*Problem statement:*
Print the entries in full, word for word, but not the pictures.

START Excerpted records

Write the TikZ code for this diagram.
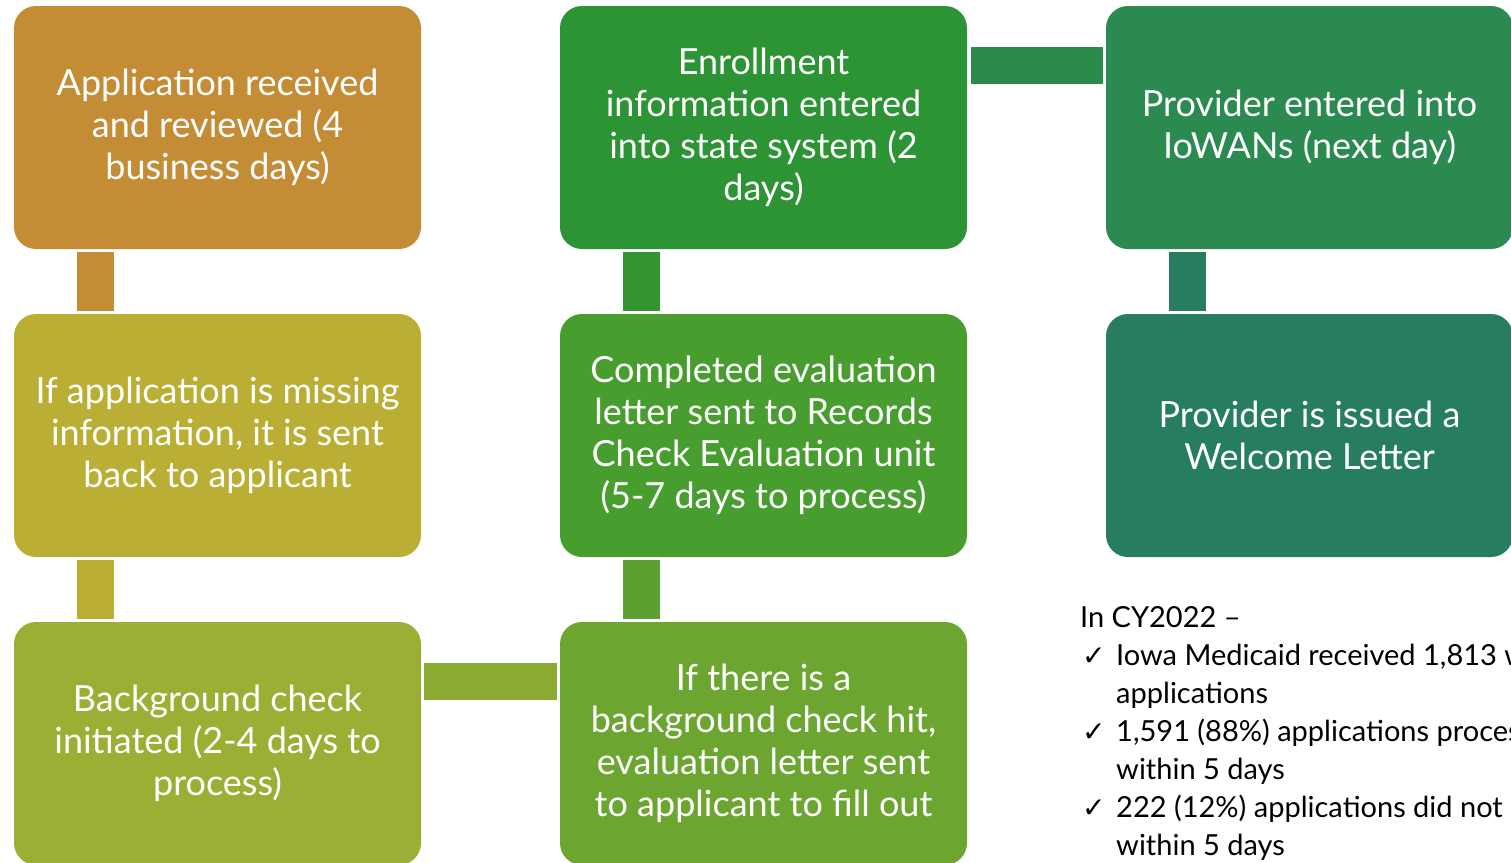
\documentclass[tikz,border=0pt]{standalone}
\usepackage{fontspec}
\setmainfont{Lato}
\newfontfamily\symfont{DejaVu Sans}
\usetikzlibrary{calc}
\definecolor{cA}{HTML}{C48C35}
\definecolor{cB}{HTML}{BAAF34}
\definecolor{cC}{HTML}{99B034}
\definecolor{cCD}{HTML}{8BAA31}
\definecolor{cD}{HTML}{6CA631}
\definecolor{cDE}{HTML}{5CA12F}
\definecolor{cE}{HTML}{479E2F}
\definecolor{cEF}{HTML}{33952F}
\definecolor{cF}{HTML}{2C9434}
\definecolor{cFG}{HTML}{2A8A4C}
\definecolor{cG}{HTML}{2A8A4F}
\definecolor{cH}{HTML}{277E5F}
\tikzset{
  stepbox/.style={rectangle, rounded corners=22pt, minimum width=407pt, minimum height=243pt,
    inner sep=0pt, text=white, align=center, font=\fontsize{36}{42}\selectfont},
  barline/.style={line width=37pt}
}
\newcommand{\chk}{\hspace*{2pt}\makebox[34pt][l]{\symfont\fontsize{28}{38}\selectfont ✓}}
\begin{document}
\begin{tikzpicture}[x=1pt,y=-1pt]
\useasboundingbox (0,0) rectangle (1511,862);
\clip (0,0) rectangle (1511,862);
\node[stepbox, fill=cA] (a) at (217.5,127.5) {Application received\\and reviewed (4\\business days)};
\node[stepbox, fill=cB] (b) at (217.5,435.5) {If application is missing\\information, it is sent\\back to applicant};
\node[stepbox, fill=cC] (c) at (217.5,743.5) {Background check\\initiated (2-4 days to\\process)};
\node[stepbox, fill=cD] (d) at (763.5,743.5) {If there is a\\background check hit,\\evaluation letter sent\\to applicant to fill out};
\node[stepbox, fill=cE] (e) at (763.5,435.5) {Completed evaluation\\letter sent to Records\\Check Evaluation unit\\(5-7 days to process)};
\node[stepbox, fill=cF] (f) at (763.5,127.5) {Enrollment\\information entered\\into state system (2\\days)};
\node[stepbox, fill=cG] (g) at (1309.5,127.5) {Provider entered into\\IoWANs (next day)};
\node[stepbox, fill=cH] (h) at (1309.5,435.5) {Provider is issued a\\Welcome Letter};
% connectors
\draw[barline, draw=cA] ($(a.south west)+(81.5,3)$) -- ($(b.north west)+(81.5,-3)$);
\draw[barline, draw=cB] ($(b.south west)+(81.5,3)$) -- ($(c.north west)+(81.5,-3)$);
\draw[barline, draw=cCD] ($(c.east)+(3,-62.5)$) -- ($(d.west)+(-3,-62.5)$);
\draw[barline, draw=cDE] ($(d.north west)+(81.5,-3)$) -- ($(e.south west)+(81.5,3)$);
\draw[barline, draw=cEF] ($(e.north west)+(81.5,-3)$) -- ($(f.south west)+(81.5,3)$);
\draw[barline, draw=cFG] ($(f.east)+(4,-62.5)$) -- ($(g.west)+(-3,-62.5)$);
\draw[barline, draw=cH] ($(g.south west)+(81.5,3)$) -- ($(h.north west)+(81.5,-3)$);
% statistics
\node[anchor=north west, inner sep=0pt, align=left, font=\fontsize{29}{38}\selectfont] (stats) at (1080,606)
{In CY2022 –\\
\chk Iowa Medicaid received 1,813 waiver\\
\hspace*{36pt}applications\\
\chk 1,591 (88\%) applications processed\\
\hspace*{36pt}within 5 days\\
\chk 222 (12\%) applications did not meet\\
\hspace*{36pt}within 5 days};
\end{tikzpicture}
\end{document}
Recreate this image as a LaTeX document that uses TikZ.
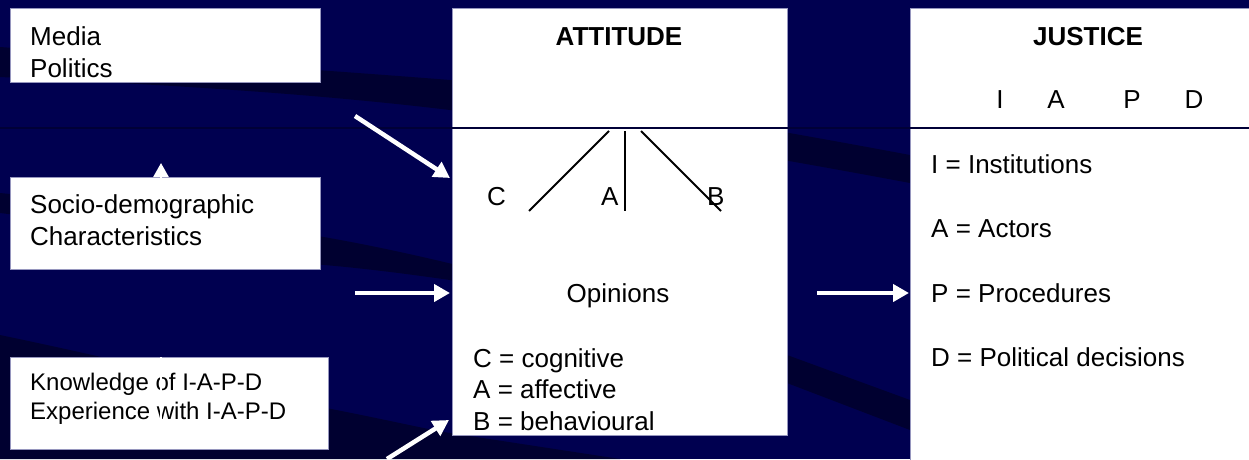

END Excerpted records

*Solved problem:*
Write the TikZ code for this diagram.
\documentclass[tikz,border=0pt]{standalone}
\usepackage{fontspec}
\setmainfont{Lato}
\newfontfamily\symfont{DejaVu Sans}
\usetikzlibrary{calc}
\definecolor{cA}{HTML}{C48C35}
\definecolor{cB}{HTML}{BAAF34}
\definecolor{cC}{HTML}{99B034}
\definecolor{cCD}{HTML}{8BAA31}
\definecolor{cD}{HTML}{6CA631}
\definecolor{cDE}{HTML}{5CA12F}
\definecolor{cE}{HTML}{479E2F}
\definecolor{cEF}{HTML}{33952F}
\definecolor{cF}{HTML}{2C9434}
\definecolor{cFG}{HTML}{2A8A4C}
\definecolor{cG}{HTML}{2A8A4F}
\definecolor{cH}{HTML}{277E5F}
\tikzset{
  stepbox/.style={rectangle, rounded corners=22pt, minimum width=407pt, minimum height=243pt,
    inner sep=0pt, text=white, align=center, font=\fontsize{36}{42}\selectfont},
  barline/.style={line width=37pt}
}
\newcommand{\chk}{\hspace*{2pt}\makebox[34pt][l]{\symfont\fontsize{28}{38}\selectfont ✓}}
\begin{document}
\begin{tikzpicture}[x=1pt,y=-1pt]
\useasboundingbox (0,0) rectangle (1511,862);
\clip (0,0) rectangle (1511,862);
\node[stepbox, fill=cA] (a) at (217.5,127.5) {Application received\\and reviewed (4\\business days)};
\node[stepbox, fill=cB] (b) at (217.5,435.5) {If application is missing\\information, it is sent\\back to applicant};
\node[stepbox, fill=cC] (c) at (217.5,743.5) {Background check\\initiated (2-4 days to\\process)};
\node[stepbox, fill=cD] (d) at (763.5,743.5) {If there is a\\background check hit,\\evaluation letter sent\\to applicant to fill out};
\node[stepbox, fill=cE] (e) at (763.5,435.5) {Completed evaluation\\letter sent to Records\\Check Evaluation unit\\(5-7 days to process)};
\node[stepbox, fill=cF] (f) at (763.5,127.5) {Enrollment\\information entered\\into state system (2\\days)};
\node[stepbox, fill=cG] (g) at (1309.5,127.5) {Provider entered into\\IoWANs (next day)};
\node[stepbox, fill=cH] (h) at (1309.5,435.5) {Provider is issued a\\Welcome Letter};
% connectors
\draw[barline, draw=cA] ($(a.south west)+(81.5,3)$) -- ($(b.north west)+(81.5,-3)$);
\draw[barline, draw=cB] ($(b.south west)+(81.5,3)$) -- ($(c.north west)+(81.5,-3)$);
\draw[barline, draw=cCD] ($(c.east)+(3,-62.5)$) -- ($(d.west)+(-3,-62.5)$);
\draw[barline, draw=cDE] ($(d.north west)+(81.5,-3)$) -- ($(e.south west)+(81.5,3)$);
\draw[barline, draw=cEF] ($(e.north west)+(81.5,-3)$) -- ($(f.south west)+(81.5,3)$);
\draw[barline, draw=cFG] ($(f.east)+(4,-62.5)$) -- ($(g.west)+(-3,-62.5)$);
\draw[barline, draw=cH] ($(g.south west)+(81.5,3)$) -- ($(h.north west)+(81.5,-3)$);
% statistics
\node[anchor=north west, inner sep=0pt, align=left, font=\fontsize{29}{38}\selectfont] (stats) at (1080,606)
{In CY2022 –\\
\chk Iowa Medicaid received 1,813 waiver\\
\hspace*{36pt}applications\\
\chk 1,591 (88\%) applications processed\\
\hspace*{36pt}within 5 days\\
\chk 222 (12\%) applications did not meet\\
\hspace*{36pt}within 5 days};
\end{tikzpicture}
\end{document}
Recreate this image as a LaTeX document that uses TikZ.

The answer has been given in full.